Sheharyar Malik, Luca Riccobene, Sergio Ricci, Daniele Monti
DOI Number: N/A
Conference number: IFASD-2017-122
This paper presents the numerical and experimental research activity aiming at the implementation of a Buffet Load Mitigation System (BLMS). Motivated by the advantages associated with the multi surface control, movable leading and trailing edges are actively controlled through static output feedback suboptimal controller. Scaled wing model of X-DIA was analyzed numerically for structural, aerodynamic and aeroelastic analysis by using MSC/NASTRAN. State space realization was completed by in-house built aeroelastic software MASSA founded on MATLAB. Deterministic and probabilistic optimization algorithms optimized the suboptimal controller. Levenberg-Marquardt algorithm founded on second order quadratic formulation ousted further candidates for its robustness and efficiency.
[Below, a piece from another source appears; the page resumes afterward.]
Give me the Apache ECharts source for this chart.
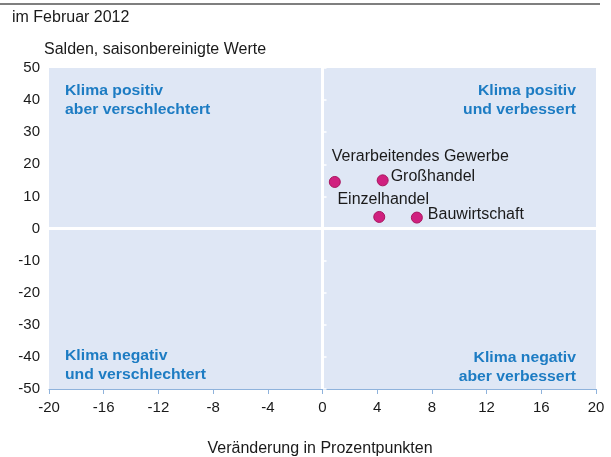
<!DOCTYPE html>
<html>
<head>
<meta charset="utf-8">
<script src="https://cdn.jsdelivr.net/npm/echarts@6/dist/echarts.min.js"></script>
<style>html,body{margin:0;padding:0;background:#fff}#c{width:611px;height:457px}</style>
</head>
<body>
<div id="c"></div>
<script>
const names = ['Verarbeitendes Gewerbe', 'Großhandel', 'Einzelhandel', 'Bauwirtschaft'];
const changes = [0.9, 4.4, 4.15, 6.9];
const balances = [14.5, 15.0, 3.6, 3.4];
const xTicks = [-20, -16, -12, -8, -4, 0, 4, 8, 12, 16, 20];
const yTicks = [-50, -40, -30, -20, -10, 0, 10, 20, 30, 40, 50];
const quadrants = [
  ['Klima positiv', 'aber verschlechtert'],
  ['Klima positiv', 'und verbessert'],
  ['Klima negativ', 'und verschlechtert'],
  ['Klima negativ', 'aber verbessert']
];

const FONT = '"Liberation Sans", Arial, sans-serif';
const labelStyles = {
  'Verarbeitendes Gewerbe': {position: 'top', align: 'left', offset: [-3, -6], distance: 5},
  'Großhandel': {position: 'right', offset: [0, -4], distance: 2},
  'Einzelhandel': {position: 'top', offset: [4, 0], distance: 3},
  'Bauwirtschaft': {position: 'right', offset: [0, -3], distance: 5}
};

const chart = echarts.init(document.getElementById('c'), null, {renderer: 'canvas'});
const qText = {fill: '#1d7cc3', font: 'bold 15px ' + FONT, lineHeight: 19};
chart.setOption({
  animation: false,
  grid: {left: 49, right: 15, top: 68, bottom: 68, show: true, backgroundColor: '#dfe7f5', borderWidth: 0},
  xAxis: {
    type: 'value', min: xTicks[0], max: xTicks[xTicks.length - 1], interval: 4,
    axisLine: {onZero: false, lineStyle: {color: '#8fb3dc', width: 1}},
    axisTick: {show: true, length: 5, lineStyle: {color: '#8fb3dc'}},
    splitLine: {show: false},
    axisLabel: {color: '#1a1a1a', fontFamily: FONT, fontSize: 15, margin: 11}
  },
  yAxis: {
    type: 'value', min: yTicks[0], max: yTicks[yTicks.length - 1], interval: 10,
    axisLine: {show: false},
    axisTick: {show: true, inside: true, length: 4, lineStyle: {color: '#ffffff', width: 1.5}},
    splitLine: {show: false},
    axisLabel: {color: '#1a1a1a', fontFamily: FONT, fontSize: 15, margin: 9}
  },
  graphic: [
    {type: 'line', shape: {x1: 0, y1: 4, x2: 600, y2: 4}, style: {stroke: '#555', lineWidth: 1.5}},
    {type: 'text', left: 12, top: 10, style: {text: 'im Februar 2012', fill: '#1a1a1a', font: '16px ' + FONT}},
    {type: 'text', left: 44, top: 42, style: {text: 'Salden, saisonbereinigte Werte', fill: '#1a1a1a', font: '16px ' + FONT}},
    {type: 'text', x: 320, y: 449, style: {text: 'Veränderung in Prozentpunkten', fill: '#1a1a1a', font: '16px ' + FONT, align: 'center', verticalAlign: 'middle'}},
    {type: 'text', x: 65, y: 81, scaleX: 1.05, style: Object.assign({text: quadrants[0].join('\n'), align: 'left'}, qText)},
    {type: 'text', x: 576, y: 81, scaleX: 1.05, style: Object.assign({text: quadrants[1].join('\n'), align: 'right'}, qText)},
    {type: 'text', x: 65, y: 346, scaleX: 1.05, style: Object.assign({text: quadrants[2].join('\n'), align: 'left'}, qText)},
    {type: 'text', x: 576, y: 348, scaleX: 1.05, style: Object.assign({text: quadrants[3].join('\n'), align: 'right'}, qText)}
  ],
  series: [{
    type: 'scatter',
    symbolSize: 11,
    itemStyle: {color: '#d0207f', borderColor: '#a8165f', borderWidth: 1, opacity: 1},
    label: {show: true, formatter: p => p.name, color: '#1a1a1a', fontFamily: FONT, fontSize: 16},
    data: names.map((n, i) => ({name: n, value: [changes[i], balances[i]], label: labelStyles[n]})),
    markLine: {
      silent: true, symbol: 'none', label: {show: false},
      lineStyle: {color: '#ffffff', width: 3, type: 'solid'},
      data: [{xAxis: 0}, {yAxis: 0}]
    },
    z: 3
  }]
});
</script>
</body>
</html>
Hankel singular values (HSV) validated the sensor/actuator configuration on the wing, precedingly configured on the principle of Identical location of Actuator and Sensor (ILAF) law. HSV defined the unified theme in comparative study of the wing. Application of notch filters on the output feedback and uncertainties were incorporated in the model by built-in MATLAB functions. Robustness of the BLMS under uncertainties was experimentally realized by changing sensitivity of accelerometers and incorporating efficiency factor with the output of PID2. Numerical analyses predicted good performance for wind tunnel experiments. Airbrake installed upstream of the wing replicated the buffet loads in the wind tunnel test section. Considerable attenuation was demonstrated for wing first bending and torsion modes by the active control systems. Power spectral estimates and densities and frequency response are presented to highlight the achieved results.